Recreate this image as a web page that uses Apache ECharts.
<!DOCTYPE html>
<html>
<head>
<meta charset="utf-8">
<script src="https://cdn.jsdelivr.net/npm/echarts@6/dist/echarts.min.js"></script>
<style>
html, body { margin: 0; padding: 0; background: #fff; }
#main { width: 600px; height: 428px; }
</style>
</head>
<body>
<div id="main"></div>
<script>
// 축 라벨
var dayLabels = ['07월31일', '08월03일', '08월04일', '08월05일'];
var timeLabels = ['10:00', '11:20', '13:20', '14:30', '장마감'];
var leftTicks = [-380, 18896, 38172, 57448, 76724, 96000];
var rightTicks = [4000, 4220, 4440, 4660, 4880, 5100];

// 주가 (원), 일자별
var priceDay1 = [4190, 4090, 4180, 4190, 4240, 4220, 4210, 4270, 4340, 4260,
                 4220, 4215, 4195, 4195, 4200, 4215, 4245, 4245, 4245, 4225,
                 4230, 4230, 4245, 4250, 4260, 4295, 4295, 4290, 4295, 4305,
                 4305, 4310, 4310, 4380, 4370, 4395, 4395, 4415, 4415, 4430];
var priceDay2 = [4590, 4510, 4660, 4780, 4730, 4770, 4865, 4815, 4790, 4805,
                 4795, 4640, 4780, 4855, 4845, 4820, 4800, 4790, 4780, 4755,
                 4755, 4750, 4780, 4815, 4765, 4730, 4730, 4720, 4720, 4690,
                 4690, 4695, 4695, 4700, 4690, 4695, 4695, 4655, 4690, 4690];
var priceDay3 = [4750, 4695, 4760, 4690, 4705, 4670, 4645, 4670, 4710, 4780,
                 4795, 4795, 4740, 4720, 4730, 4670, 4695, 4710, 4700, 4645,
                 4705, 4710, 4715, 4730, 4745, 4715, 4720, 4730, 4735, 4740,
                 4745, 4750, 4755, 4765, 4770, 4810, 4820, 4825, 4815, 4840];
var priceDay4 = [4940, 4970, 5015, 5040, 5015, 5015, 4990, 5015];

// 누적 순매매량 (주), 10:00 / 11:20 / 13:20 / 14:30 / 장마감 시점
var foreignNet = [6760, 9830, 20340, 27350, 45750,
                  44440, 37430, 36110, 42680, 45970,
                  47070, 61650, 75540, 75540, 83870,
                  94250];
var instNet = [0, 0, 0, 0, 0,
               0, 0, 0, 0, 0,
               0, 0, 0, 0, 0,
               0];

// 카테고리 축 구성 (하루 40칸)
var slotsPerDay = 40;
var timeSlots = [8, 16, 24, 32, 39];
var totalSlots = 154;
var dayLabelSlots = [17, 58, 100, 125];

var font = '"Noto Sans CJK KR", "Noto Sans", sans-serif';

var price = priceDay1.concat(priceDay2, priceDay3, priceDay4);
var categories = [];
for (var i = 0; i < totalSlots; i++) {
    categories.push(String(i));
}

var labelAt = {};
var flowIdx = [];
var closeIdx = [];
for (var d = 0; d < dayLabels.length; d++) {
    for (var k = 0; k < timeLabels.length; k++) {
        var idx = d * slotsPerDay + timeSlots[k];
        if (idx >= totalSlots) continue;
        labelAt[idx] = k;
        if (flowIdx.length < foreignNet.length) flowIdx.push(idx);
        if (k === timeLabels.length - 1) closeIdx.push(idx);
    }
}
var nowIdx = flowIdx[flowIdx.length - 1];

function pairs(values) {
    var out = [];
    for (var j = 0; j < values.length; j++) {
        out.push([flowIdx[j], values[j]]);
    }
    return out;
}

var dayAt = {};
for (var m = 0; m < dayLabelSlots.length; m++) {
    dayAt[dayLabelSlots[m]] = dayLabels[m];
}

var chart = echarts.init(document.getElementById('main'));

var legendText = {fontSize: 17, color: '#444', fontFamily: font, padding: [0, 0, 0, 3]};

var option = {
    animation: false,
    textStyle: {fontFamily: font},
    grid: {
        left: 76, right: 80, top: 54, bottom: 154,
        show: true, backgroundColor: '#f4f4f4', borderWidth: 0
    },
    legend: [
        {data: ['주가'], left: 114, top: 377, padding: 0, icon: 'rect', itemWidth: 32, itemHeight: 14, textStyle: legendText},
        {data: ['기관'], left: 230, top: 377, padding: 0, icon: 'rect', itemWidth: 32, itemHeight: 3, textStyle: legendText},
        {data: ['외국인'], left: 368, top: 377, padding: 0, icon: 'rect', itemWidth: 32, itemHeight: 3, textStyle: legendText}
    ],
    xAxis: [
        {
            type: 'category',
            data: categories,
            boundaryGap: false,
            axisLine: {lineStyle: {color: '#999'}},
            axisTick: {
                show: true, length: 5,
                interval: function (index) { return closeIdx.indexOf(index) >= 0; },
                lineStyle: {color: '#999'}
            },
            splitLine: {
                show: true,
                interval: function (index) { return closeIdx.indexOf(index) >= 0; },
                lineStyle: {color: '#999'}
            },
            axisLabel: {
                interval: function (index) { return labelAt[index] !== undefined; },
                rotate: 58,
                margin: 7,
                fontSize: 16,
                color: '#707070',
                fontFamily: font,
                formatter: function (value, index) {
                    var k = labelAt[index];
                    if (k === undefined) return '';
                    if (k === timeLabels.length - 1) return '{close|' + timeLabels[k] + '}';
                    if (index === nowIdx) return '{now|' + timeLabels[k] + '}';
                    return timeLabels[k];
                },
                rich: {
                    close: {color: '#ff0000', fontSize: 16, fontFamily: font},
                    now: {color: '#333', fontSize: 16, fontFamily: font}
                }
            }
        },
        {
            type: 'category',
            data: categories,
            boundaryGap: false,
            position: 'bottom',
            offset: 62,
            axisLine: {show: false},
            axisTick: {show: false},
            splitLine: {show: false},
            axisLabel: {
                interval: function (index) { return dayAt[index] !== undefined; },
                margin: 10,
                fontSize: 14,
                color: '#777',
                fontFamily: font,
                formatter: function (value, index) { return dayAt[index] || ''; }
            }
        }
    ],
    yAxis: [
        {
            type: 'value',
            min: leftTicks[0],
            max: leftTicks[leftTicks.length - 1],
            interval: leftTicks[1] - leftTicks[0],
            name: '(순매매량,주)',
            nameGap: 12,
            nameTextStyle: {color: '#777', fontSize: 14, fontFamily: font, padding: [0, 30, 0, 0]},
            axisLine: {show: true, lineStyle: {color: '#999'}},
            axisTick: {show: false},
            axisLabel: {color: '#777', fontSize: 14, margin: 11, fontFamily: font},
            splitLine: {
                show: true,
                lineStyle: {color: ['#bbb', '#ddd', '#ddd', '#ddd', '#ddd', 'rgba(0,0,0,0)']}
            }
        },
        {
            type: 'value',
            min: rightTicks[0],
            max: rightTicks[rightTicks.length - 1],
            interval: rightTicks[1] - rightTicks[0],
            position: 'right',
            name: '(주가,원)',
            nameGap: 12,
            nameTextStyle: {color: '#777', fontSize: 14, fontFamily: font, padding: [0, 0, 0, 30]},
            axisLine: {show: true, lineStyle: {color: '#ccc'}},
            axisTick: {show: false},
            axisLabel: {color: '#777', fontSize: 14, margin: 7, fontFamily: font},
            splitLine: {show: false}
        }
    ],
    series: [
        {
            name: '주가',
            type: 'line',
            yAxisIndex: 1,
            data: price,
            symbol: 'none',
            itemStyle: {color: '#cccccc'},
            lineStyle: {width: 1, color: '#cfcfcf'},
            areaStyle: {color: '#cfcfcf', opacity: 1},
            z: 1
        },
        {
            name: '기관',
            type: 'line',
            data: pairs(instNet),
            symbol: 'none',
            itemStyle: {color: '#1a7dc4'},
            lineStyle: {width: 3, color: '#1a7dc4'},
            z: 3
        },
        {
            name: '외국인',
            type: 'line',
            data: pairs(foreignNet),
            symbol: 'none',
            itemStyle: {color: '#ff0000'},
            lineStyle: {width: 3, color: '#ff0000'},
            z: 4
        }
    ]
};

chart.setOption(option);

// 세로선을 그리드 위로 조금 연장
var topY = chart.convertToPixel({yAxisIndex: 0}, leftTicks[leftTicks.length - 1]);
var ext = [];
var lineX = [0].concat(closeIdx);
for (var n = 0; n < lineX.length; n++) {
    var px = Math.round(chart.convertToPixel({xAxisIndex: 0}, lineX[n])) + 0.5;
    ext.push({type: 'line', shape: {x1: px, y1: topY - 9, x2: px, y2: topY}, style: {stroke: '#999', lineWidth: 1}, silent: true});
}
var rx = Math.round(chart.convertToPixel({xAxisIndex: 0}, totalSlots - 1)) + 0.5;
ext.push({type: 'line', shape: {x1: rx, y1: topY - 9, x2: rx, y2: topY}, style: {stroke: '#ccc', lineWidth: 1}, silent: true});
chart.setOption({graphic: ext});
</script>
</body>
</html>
════
The exercise |
Print, please, the lines above from the very first through the one that holds "var rightTicks = [4000, 4220, 4440, 4660, 4880, 5100];", both included, word for word and with nothing else.

Correct answer |
Recreate this image as a web page that uses Apache ECharts.
<!DOCTYPE html>
<html>
<head>
<meta charset="utf-8">
<script src="https://cdn.jsdelivr.net/npm/echarts@6/dist/echarts.min.js"></script>
<style>
html, body { margin: 0; padding: 0; background: #fff; }
#main { width: 600px; height: 428px; }
</style>
</head>
<body>
<div id="main"></div>
<script>
// 축 라벨
var dayLabels = ['07월31일', '08월03일', '08월04일', '08월05일'];
var timeLabels = ['10:00', '11:20', '13:20', '14:30', '장마감'];
var leftTicks = [-380, 18896, 38172, 57448, 76724, 96000];
var rightTicks = [4000, 4220, 4440, 4660, 4880, 5100];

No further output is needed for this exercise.